Guide to the UK’s Areas of Outstanding Natural Beauty
Published: Wednesday 23rd Apr 2014
Written by: Sally Sims
An Area of Outstanding Natural Beauty (AONB) describes perfectly what one is – a beautiful landscape that is protected because of its scenic views, rare wildlife, distinctive character or historical importance. They range from coastal cliffs and moorland to rolling valley and ancient woodland. AONBs are similar to national parks but differ because they have fewer opportunities for outdoor recreation.
There are 38 AONBs in England and Wales and hopefully you will have one nearby on your holiday. Here’s a guide to some of our finest AONBs:
The Norfolk Coast Area of Outstanding Natural Beauty takes in a strip of land along the north Norfolk coast which includes the sand dunes of awe-inspiring Holkam beach, the saltmarshes of Cley and Salthouse, and the coastal villages of Wells, Brancaster and Blakeney. Visitors will find beautiful sandy beaches, opportunities to spot wading birds and grey seals, attractive hamlets of flint cottages and welcoming pubs.
The gently rolling countryside of the Dedham Vale AONB along the Essex/Suffolk border takes you through the countryside that inspired famous landscape painter John Constable. Following the River Stour, the valley is characterised by green farmland, lush meadows and pretty villages with thatched and timbered houses.
If you like fossil-hunting then beaches such as Lyme Regis in the Dorset AONB are the places to visit. The Area of Outstanding Natural Beauty takes in all sort of attractions such as the famous Lulworth Cove and the rocks at Durdle Door to the market town of Dorchester and the prosperous coastal community of Poole. This is Thomas Hardy country.
Offering some of the best cliff views in the country, the North Devon AONB takes in the jagged rocks of Hartland Point, the windswept majesty of Westward Ho! and the cobbled alleys and picture postcard coastal cottages of Clovelly. For visitors wanting to experience the full force of the Atlantic winds, the South West Coast Path takes walkers along the exposed cliff tops.
Ranging from the wind-torn headlands in the north to the attractive cottages of the south, the Cornwall Area of Outstanding Natural Beauty is known for its diversity. Here you’ll find Land’s End – the most southerly point in England – the rocks of Lizard Point and the granite heath of Bodmin Moor.
The High Weald AONB stretches across Surrey, Sussex and Kent and is the name for the area of land that sits between the North and South Downs. Typified by rolling farmland and woods, Ashdown Forest can be found here – the place where AA Milne based many of Winnie the Pooh’s adventures. There’s even a tree with Winnie’s door set into the base!
Meeting the sea at the white cliffs of Dover, delights found in the Kent AONB include the famous Pilgrim’s Way footpath and the cathedral city of Canterbury. The historic parkland of Knole and Winston Churchill's family home at Chartwell – now both National Trust properties – are places well worth a visit here.

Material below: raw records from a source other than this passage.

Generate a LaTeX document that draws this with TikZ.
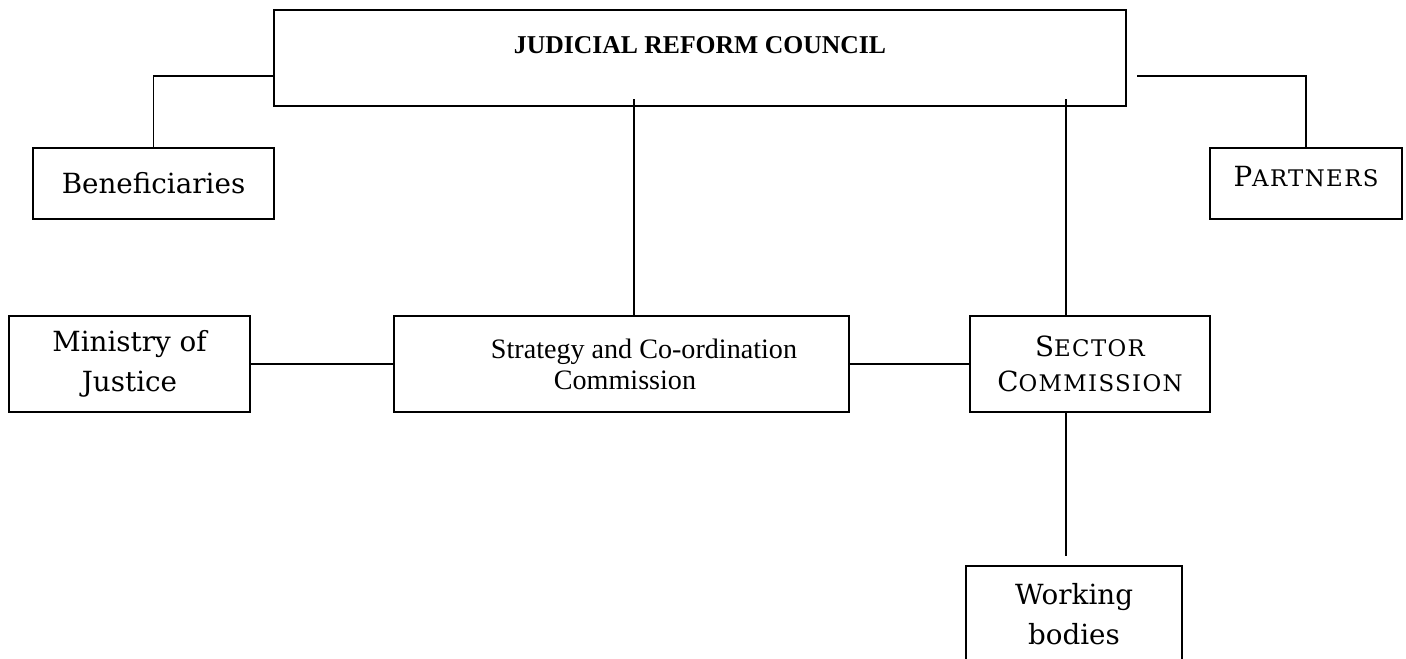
\documentclass[tikz,border=0pt]{standalone}
\usepackage{fontspec}
\setmainfont{DejaVu Serif}
\newfontfamily\timesfont{Liberation Serif}
\newfontfamily\scfont[LetterSpace=6]{DejaVu Serif}
\usepackage{tikz}
\usetikzlibrary{positioning}
\newcommand{\capsc}[2]{#1{\scfont\fontsize{13}{22.5}\selectfont #2}}
\tikzstyle{line} = [line width=1.1pt]
\tikzstyle{orgbox} = [rectangle, draw, line width=1.1pt, outer sep=0pt, minimum width=4.82cm, minimum height=1.92cm, text centered, align=center, font=\fontsize{15.8}{22.5}\selectfont]

\begin{document}
\begin{tikzpicture}[node distance=1cm]
\useasboundingbox (0,0) rectangle (28.12,-13.16);

% Council
\node[orgbox, minimum width=17.04cm, text height=0.35cm, text depth=0.55cm, font=\timesfont\bfseries\fontsize{14.6}{17}\selectfont] (council) at (14,-1.16) {JUDICIAL REFORM COUNCIL};

% Beneficiaries
\node[orgbox, minimum height=1.42cm] (benef) at (3.07,-3.67) {Beneficiaries};

% Partners
\node[orgbox, minimum width=3.84cm, minimum height=1.42cm, text depth=0.3cm] (partners) at (26.12,-3.67) {\capsc{P}{ARTNERS}};

% Strategy
\node[orgbox, minimum width=9.1cm, font=\timesfont\fontsize{16}{17.6}\selectfont] (strategy) at (12.43,-7.28) {\hspace*{0.9cm}Strategy and Co-ordination\\\hspace*{0.14cm}Commission};

% Ministry
\node[orgbox, left=2.88cm of strategy] (ministry) {Ministry of\\Justice};

% Sector
\node[orgbox, right=2.42cm of strategy, minimum width=4.8cm, font=\fontsize{15.8}{19.5}\selectfont] (sector) {\capsc{S}{ECTOR}\\\capsc{C}{OMMISSION}};

% Working bodies
\node[orgbox, below=3.08cm of sector, xshift=-0.32cm, minimum width=4.32cm] (working) {Working\\bodies};

\draw[line] ([yshift=-0.36cm]council.west) -| (benef.north);
\draw[line] ([xshift=0.22cm,yshift=-0.36cm]council.east) -| (partners.north);
\draw[line] (ministry) -- (strategy);
\draw[line] (strategy) -- (sector);
\draw[line] ([xshift=0.25cm]strategy.north) -- ++(0,4.34);
\draw[line] ([xshift=-0.48cm]sector.north) -- ++(0,4.34);
\draw[line] ([xshift=-0.48cm]sector.south) -- ++(0,-2.88);
\end{tikzpicture}
\end{document}
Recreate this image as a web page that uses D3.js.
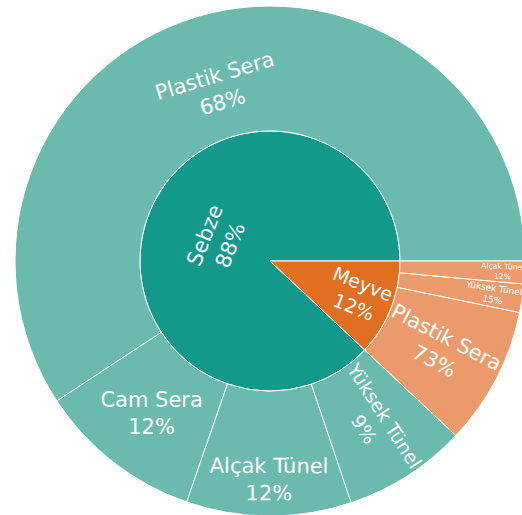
<!DOCTYPE html>
<html>
<head>
<meta charset="utf-8">
<script src="https://cdn.jsdelivr.net/npm/d3@7/dist/d3.min.js"></script>
<style>
  html, body { margin: 0; padding: 0; background: #ffffff; }
  svg { display: block; }
</style>
</head>
<body>
<svg id="chart" width="522" height="515"></svg>
<script>
// Top-level crop groups and their share of the total (%)
const groups = ["Sebze", "Meyve"];
const groupShares = [88, 12];

// Growing method inside each group, as share of the group (%)
const subLabels = [
  ["Plastik Sera", "Cam Sera", "Alçak Tünel", "Yüksek Tünel"],
  ["Plastik Sera", "Yüksek Tünel", "Alçak Tünel"]
];
const subShares = [
  [68, 12, 12, 9],
  [73, 15, 12]
];

const groupColors = ["#13998a", "#e06f21"];
const leafColors = ["#6abbae", "#eb9b6b"];

const W = 522, H = 515;
const cx = 270, cy = 261, R = 255, R_INNER = 130;
const FONT = "'DejaVu Sans', Verdana, sans-serif";
const FONT_SIZE = 21;
const TEXTPAD = 3;

// Hierarchy: leaves carry their absolute share so the rings add up
const tree = {
  name: "root",
  children: groups.map((g, i) => {
    const tot = d3.sum(subShares[i]);
    return {
      name: g, pct: groupShares[i], gi: i,
      children: subLabels[i].map((s, j) => ({
        name: s, pct: subShares[i][j], gi: i,
        value: groupShares[i] * subShares[i][j] / tot
      }))
    };
  })
};

const root = d3.hierarchy(tree).sum(d => d.children ? 0 : d.value);
d3.partition().size([2 * Math.PI, 3])(root);

// x runs counter-clockwise from 3 o'clock; rings start at depth 1
const rScale = d3.scaleLinear().domain([1, 2, 3]).range([0, R_INNER, R]);
const nodes = root.descendants().filter(d => d.depth > 0);

const svg = d3.select("#chart");
svg.append("rect").attr("width", W).attr("height", H).attr("fill", "#fff");
const g = svg.append("g");

const arc = d3.arc()
  .startAngle(d => Math.PI / 2 - d.x1)
  .endAngle(d => Math.PI / 2 - d.x0)
  .innerRadius(d => rScale(d.y0))
  .outerRadius(d => rScale(d.y1));

g.selectAll("path.slice")
  .data(nodes)
  .join("path")
  .attr("class", "slice")
  .attr("transform", `translate(${cx},${cy})`)
  .attr("d", arc)
  .attr("fill", d => d.depth === 1 ? groupColors[d.data.gi] : leafColors[d.data.gi])
  .attr("stroke", "#ffffff")
  .attr("stroke-width", 1);

// ---- label fitting inside each sector ----
function mod(v, d) { const o = v % d; return o < 0 ? o + d : o; }
function angleDelta(a, b) { return mod(b - a + Math.PI, 2 * Math.PI) - Math.PI; }
function calcRotate(t) { return (180 / Math.PI * t + 720) % 180 - 90; }
function calcRCenter(a, b) { return Math.cos(b) - a * b; }
function calcMaxHalfSize(a, halfAngle, r, ring) {
  const q = a + 1 / (2 * Math.tan(halfAngle));
  return r * Math.min(
    1 / (Math.sqrt(q * q + 0.5) + q),
    ring / (Math.sqrt(a * a + ring / 2) + a)
  );
}

function fitText(bb, d) {
  const rpx0 = rScale(d.y0), rpx1 = rScale(d.y1);
  const ring = 1 - rpx0 / rpx1;
  const halfAngle = 0.5 * Math.min(angleDelta(d.x0, d.x1) || Math.PI, Math.PI);
  const full = Math.abs((d.x1 - d.x0) - 2 * Math.PI) < 1e-9;
  const rInscribed = (rpx0 === 0 && full) ? 1 :
    Math.max(0, Math.min(1 / (1 + 1 / Math.sin(halfAngle)), ring / 2));
  const xmid = (d.x0 + d.x1) / 2;
  const midAngle = Math.PI / 2 - xmid;
  const r = rpx1;
  const all = [];

  const diam = Math.sqrt(bb.width * bb.width + bb.height * bb.height);
  const hz = { scale: rInscribed * r * 2 / diam, rCenter: 1 - rInscribed, rotate: 0 };
  if (hz.scale >= 1) return finish(hz);
  all.push(hz);

  const rr = Math.max(0, r - 2 * TEXTPAD);
  let a = bb.width / bb.height;
  let s = calcMaxHalfSize(a, halfAngle, rr, ring);
  all.push({ scale: 2 * s / bb.height, rCenter: calcRCenter(a, s / rr), rotate: calcRotate(midAngle) });

  a = bb.height / bb.width;
  s = calcMaxHalfSize(a, halfAngle, rr, ring);
  all.push({ scale: 2 * s / bb.width, rCenter: calcRCenter(a, s / rr), rotate: calcRotate(midAngle + Math.PI / 2) });

  let best = all[0];
  all.forEach(t => { if (t.scale > best.scale) best = t; });
  return finish(best);

  function finish(t) {
    t.x = cx + rpx1 * Math.cos(xmid) * t.rCenter;
    t.y = cy - rpx1 * Math.sin(xmid) * t.rCenter;
    return t;
  }
}

const labels = g.selectAll("text.lbl")
  .data(nodes)
  .join("text")
  .attr("class", "lbl")
  .attr("text-anchor", "middle")
  .attr("fill", "#ffffff")
  .style("font-family", FONT)
  .style("font-size", FONT_SIZE + "px");

labels.each(function (d) {
  const t = d3.select(this);
  t.append("tspan").attr("x", 0).attr("y", 0).text(d.data.name);
  t.append("tspan").attr("x", 0).attr("dy", "1.3em").text(d.data.pct + "%");
  const bb = this.getBBox();
  const tr = fitText(bb, d);
  const sc = Math.min(1, tr.scale);
  const bx = bb.x + bb.width / 2, by = bb.y + bb.height / 2;
  t.attr("transform",
    `translate(${tr.x},${tr.y}) rotate(${tr.rotate}) scale(${sc}) translate(${-bx},${-by})`);
});
</script>
</body>
</html>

Located on the eastern flanks of the Yorkshire Pennines, Nidderdale Area of Outstanding Natural Beauty includes various habitats within its boundaries, from moorland and meadows to woodlands and hedgerows. Places of interest to take in on your travels include the mini-Stonehenge folly of Druid’s Temple and the National Trust properties of Fountains Abbey and Studley Royal water gardens.
The heather-covered moorland and wooded stretches of the Forest of Bowland AONB attract walkers to this isolated corner of Lancashire. With drystone walls traversing the landscape, one of the best-known peaks in this area is the prominent Pendle Hill. The towns of Preston, Lancaster and Burnley all border this AONB.
You’ll find majestic sweeping beaches and miles of sand dunes along the Northumberland Coast Area of Outstanding Natural Beauty. Home to the stunning coastal setting of Bamburgh Castle, the area also takes in the picturesque Berwick-upon-Tweed – England’s most northerly town – with its three famous bridges including the superb Royal Border railway viaduct.
Both a haven for wildlife and a magnet for water sports enthusiasts and holidaying families alike, the Gower AONB in south Wales offers a fabulous coastline and an outstanding natural environment. The UK’s first AONB, Gower's natural environment varies from heath and grassland to dunes and oak woodland.
The Anglesey Area of Outstanding Natural Beauty is an island that lies off the north-west corner of Wales where you’ll find limestone cliffs, sandy beaches and coastal heath. Home to Beaumaris Castle – a World Heritage Site, Anglesey offers pursuits such as sailing, riding and cliff climbing. A 125-mile long coastal path is one to be enjoyed by walkers.